### [DESCRIPTION OF THE TASK]
The material below contains a line with "Output the component" and a line with "Chart.register(...registerables)". Copy exactly those two lines and all lines between them.

### [DATA IN THIS EXERCISE]
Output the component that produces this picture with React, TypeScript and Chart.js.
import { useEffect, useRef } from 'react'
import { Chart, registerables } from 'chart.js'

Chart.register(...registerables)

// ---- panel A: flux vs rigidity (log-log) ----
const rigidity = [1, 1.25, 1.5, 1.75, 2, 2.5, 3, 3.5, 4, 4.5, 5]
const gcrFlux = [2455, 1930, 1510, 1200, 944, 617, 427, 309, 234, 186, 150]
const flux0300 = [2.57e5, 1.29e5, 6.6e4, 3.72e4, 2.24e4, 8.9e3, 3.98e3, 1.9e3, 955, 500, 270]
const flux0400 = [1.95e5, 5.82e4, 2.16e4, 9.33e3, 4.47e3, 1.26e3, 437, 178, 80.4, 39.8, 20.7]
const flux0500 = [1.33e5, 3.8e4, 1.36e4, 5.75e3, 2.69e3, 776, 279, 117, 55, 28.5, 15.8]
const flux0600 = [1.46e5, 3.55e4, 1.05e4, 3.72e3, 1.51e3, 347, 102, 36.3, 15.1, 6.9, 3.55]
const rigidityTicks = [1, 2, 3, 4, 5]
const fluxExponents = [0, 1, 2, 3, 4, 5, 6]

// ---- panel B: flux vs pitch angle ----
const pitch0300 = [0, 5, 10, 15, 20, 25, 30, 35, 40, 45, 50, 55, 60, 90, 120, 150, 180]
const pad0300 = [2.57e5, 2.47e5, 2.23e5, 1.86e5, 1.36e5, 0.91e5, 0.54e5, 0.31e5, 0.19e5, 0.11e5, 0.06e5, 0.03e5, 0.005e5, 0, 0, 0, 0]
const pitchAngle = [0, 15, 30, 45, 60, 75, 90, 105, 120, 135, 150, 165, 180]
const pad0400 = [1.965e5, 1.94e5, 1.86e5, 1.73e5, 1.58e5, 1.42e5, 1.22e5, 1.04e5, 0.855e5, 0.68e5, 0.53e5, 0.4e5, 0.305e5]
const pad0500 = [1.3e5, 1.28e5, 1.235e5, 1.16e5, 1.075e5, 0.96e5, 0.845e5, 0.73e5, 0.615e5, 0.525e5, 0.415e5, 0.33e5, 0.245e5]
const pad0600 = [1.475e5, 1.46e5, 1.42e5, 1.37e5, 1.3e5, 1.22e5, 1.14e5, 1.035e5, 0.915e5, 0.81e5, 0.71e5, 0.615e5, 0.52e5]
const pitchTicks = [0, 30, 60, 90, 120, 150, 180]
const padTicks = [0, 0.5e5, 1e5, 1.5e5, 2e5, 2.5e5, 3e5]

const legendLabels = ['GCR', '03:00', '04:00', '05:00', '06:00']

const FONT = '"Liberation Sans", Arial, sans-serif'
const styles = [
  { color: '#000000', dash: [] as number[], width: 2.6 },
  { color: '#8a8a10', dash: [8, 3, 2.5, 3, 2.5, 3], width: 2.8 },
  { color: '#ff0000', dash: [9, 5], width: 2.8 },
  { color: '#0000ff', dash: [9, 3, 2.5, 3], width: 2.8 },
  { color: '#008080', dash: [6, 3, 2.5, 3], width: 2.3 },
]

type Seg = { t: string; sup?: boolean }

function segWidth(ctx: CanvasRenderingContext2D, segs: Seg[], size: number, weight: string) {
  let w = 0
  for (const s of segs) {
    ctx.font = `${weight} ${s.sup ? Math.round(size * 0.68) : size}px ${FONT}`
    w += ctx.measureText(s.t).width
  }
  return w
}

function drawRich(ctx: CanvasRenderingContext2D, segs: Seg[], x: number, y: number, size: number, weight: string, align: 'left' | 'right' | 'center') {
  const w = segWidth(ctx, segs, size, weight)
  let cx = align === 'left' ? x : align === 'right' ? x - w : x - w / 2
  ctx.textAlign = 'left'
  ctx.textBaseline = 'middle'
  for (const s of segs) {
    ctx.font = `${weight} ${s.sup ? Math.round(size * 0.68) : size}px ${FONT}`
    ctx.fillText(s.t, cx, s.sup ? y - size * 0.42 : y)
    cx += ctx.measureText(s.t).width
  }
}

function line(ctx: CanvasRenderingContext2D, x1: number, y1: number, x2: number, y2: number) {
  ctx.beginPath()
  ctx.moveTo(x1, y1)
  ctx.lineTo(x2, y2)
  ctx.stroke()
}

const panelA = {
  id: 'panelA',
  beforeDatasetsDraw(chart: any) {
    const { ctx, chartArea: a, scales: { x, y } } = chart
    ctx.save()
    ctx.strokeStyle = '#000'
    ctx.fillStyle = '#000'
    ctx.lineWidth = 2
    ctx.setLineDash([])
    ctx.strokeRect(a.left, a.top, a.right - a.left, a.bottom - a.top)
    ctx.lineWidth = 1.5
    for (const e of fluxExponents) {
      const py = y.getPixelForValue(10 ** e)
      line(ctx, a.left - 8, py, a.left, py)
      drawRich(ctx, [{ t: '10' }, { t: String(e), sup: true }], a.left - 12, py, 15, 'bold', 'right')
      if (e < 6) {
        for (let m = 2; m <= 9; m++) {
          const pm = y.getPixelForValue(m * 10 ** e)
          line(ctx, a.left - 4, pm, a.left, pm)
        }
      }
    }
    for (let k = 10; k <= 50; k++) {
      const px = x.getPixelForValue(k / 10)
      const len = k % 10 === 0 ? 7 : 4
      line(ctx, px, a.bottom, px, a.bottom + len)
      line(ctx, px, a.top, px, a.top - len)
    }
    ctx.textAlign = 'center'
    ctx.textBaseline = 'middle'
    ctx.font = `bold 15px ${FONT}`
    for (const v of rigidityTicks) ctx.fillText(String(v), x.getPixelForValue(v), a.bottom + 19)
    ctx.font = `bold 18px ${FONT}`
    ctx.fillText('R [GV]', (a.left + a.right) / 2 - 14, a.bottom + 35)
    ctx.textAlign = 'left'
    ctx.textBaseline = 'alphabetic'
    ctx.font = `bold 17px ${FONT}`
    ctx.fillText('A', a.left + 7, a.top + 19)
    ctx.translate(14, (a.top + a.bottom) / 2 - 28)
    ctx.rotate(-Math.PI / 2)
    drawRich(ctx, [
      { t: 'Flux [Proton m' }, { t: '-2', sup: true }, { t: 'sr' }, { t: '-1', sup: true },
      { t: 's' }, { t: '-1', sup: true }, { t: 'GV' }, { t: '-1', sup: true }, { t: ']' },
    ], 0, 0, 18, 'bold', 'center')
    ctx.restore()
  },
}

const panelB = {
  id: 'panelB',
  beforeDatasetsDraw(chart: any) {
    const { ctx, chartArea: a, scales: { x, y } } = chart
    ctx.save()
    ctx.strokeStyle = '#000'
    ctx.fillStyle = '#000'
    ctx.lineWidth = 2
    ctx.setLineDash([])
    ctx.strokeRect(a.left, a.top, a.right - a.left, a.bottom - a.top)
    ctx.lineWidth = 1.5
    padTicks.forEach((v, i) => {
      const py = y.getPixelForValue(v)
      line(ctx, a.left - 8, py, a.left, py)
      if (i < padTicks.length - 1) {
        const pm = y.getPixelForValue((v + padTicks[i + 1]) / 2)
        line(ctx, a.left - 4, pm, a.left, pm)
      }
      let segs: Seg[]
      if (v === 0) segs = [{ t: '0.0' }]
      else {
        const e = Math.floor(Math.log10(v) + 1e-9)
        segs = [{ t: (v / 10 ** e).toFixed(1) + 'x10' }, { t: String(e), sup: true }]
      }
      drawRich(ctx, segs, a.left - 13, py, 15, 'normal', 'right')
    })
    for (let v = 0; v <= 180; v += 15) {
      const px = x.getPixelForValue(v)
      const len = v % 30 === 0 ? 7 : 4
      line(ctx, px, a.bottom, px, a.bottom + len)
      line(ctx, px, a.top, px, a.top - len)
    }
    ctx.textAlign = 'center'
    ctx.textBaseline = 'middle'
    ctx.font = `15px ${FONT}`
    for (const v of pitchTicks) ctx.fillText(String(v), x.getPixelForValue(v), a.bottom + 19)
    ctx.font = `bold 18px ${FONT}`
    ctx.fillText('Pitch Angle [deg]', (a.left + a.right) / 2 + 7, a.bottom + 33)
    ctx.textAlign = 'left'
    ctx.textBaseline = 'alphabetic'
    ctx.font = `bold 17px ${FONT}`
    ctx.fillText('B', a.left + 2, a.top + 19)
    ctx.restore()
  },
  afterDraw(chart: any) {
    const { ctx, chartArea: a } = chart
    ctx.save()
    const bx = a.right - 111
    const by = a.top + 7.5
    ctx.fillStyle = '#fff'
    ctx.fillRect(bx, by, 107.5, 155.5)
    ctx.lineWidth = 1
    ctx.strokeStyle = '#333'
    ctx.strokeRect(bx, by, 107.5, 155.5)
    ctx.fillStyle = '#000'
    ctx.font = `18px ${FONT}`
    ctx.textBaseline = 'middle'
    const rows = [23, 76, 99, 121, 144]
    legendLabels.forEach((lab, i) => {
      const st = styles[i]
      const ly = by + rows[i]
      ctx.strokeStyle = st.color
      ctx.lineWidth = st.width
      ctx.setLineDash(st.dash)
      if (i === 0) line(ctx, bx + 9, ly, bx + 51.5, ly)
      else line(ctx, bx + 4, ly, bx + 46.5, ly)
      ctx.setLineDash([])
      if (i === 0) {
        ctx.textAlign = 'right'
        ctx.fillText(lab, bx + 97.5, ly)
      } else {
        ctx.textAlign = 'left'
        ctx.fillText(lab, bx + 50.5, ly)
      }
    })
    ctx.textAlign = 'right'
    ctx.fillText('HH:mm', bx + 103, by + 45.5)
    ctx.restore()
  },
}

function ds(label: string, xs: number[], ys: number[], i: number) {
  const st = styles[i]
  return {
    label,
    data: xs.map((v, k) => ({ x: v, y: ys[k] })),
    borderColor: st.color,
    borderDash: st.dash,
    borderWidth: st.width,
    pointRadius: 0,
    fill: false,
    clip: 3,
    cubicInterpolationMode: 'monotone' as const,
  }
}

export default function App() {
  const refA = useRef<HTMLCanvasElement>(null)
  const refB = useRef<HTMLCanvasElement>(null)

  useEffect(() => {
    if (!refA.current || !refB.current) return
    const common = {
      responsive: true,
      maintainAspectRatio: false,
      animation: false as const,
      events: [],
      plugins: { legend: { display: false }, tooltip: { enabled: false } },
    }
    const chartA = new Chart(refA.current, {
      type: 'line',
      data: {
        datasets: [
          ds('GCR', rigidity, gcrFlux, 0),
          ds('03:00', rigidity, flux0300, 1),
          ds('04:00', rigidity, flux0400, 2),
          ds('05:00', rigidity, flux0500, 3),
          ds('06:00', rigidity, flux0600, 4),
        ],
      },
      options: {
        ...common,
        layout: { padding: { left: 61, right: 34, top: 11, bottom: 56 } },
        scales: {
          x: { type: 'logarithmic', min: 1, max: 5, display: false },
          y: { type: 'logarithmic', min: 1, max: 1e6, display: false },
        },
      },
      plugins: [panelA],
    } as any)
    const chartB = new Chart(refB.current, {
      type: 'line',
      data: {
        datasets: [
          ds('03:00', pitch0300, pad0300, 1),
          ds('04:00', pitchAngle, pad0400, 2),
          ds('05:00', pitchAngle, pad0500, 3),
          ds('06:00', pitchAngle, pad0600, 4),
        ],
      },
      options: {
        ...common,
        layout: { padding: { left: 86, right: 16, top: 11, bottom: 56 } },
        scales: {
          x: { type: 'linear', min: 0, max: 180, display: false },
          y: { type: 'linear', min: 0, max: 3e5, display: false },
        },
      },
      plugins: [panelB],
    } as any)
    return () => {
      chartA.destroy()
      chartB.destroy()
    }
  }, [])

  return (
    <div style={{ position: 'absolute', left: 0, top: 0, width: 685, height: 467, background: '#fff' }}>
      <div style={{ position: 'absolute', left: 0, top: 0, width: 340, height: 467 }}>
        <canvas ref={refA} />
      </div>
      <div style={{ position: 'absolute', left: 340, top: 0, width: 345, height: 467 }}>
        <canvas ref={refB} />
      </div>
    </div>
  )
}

...

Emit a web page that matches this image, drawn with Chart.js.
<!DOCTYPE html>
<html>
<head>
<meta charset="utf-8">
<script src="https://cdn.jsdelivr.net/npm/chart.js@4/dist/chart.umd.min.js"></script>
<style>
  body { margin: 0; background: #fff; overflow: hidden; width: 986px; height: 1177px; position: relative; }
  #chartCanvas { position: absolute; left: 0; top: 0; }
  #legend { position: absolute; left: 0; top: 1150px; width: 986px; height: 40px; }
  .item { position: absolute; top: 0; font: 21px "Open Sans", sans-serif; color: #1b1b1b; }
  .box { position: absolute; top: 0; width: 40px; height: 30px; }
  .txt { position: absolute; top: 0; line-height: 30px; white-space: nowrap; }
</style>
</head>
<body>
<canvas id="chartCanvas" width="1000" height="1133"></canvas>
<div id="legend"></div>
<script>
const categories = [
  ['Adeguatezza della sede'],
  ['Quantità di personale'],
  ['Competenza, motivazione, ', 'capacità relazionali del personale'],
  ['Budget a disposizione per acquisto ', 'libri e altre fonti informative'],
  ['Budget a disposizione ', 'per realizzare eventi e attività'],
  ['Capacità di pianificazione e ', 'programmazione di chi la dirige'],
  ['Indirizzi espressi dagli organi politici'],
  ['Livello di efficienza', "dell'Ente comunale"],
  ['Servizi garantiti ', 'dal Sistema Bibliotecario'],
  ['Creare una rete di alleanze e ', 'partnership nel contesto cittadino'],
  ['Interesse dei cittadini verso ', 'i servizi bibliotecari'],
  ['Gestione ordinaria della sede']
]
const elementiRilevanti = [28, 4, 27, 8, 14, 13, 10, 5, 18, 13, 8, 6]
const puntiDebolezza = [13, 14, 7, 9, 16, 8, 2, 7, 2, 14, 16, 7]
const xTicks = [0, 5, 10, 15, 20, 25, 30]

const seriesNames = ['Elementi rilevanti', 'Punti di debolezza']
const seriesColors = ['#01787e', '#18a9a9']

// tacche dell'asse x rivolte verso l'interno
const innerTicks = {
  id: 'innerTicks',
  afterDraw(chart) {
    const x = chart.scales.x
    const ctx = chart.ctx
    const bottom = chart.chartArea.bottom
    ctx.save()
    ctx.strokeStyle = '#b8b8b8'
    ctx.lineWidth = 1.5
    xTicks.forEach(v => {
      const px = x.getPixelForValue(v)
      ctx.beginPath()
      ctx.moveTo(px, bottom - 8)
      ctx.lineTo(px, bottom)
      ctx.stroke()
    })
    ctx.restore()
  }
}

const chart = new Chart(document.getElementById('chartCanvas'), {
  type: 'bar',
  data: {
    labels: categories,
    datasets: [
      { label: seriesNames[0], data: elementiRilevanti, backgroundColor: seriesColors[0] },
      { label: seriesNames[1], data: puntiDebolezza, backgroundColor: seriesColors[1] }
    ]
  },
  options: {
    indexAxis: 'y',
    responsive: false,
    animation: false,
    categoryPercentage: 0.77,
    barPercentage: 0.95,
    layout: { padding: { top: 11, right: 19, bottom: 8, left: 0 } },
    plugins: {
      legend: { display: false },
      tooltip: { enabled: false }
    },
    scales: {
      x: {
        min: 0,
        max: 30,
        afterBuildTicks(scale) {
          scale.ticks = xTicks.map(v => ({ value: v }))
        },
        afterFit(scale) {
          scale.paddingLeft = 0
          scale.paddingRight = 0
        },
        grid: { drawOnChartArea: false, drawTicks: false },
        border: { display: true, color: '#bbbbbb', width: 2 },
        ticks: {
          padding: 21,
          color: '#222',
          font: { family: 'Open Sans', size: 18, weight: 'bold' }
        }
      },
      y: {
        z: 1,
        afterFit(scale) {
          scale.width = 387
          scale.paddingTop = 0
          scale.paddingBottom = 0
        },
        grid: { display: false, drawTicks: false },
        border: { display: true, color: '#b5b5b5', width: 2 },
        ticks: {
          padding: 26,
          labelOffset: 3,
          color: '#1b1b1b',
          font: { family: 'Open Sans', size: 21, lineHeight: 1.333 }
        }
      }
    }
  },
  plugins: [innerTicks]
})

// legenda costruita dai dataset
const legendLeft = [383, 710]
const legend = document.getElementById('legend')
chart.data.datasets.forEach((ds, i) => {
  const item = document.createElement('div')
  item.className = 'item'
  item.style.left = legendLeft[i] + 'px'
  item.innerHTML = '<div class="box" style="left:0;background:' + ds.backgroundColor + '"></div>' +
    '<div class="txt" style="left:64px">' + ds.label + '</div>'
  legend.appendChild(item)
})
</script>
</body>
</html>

### [RESULT OF THE TASK]
Output the component that produces this picture with React, TypeScript and Chart.js.
import { useEffect, useRef } from 'react'
import { Chart, registerables } from 'chart.js'

Chart.register(...registerables)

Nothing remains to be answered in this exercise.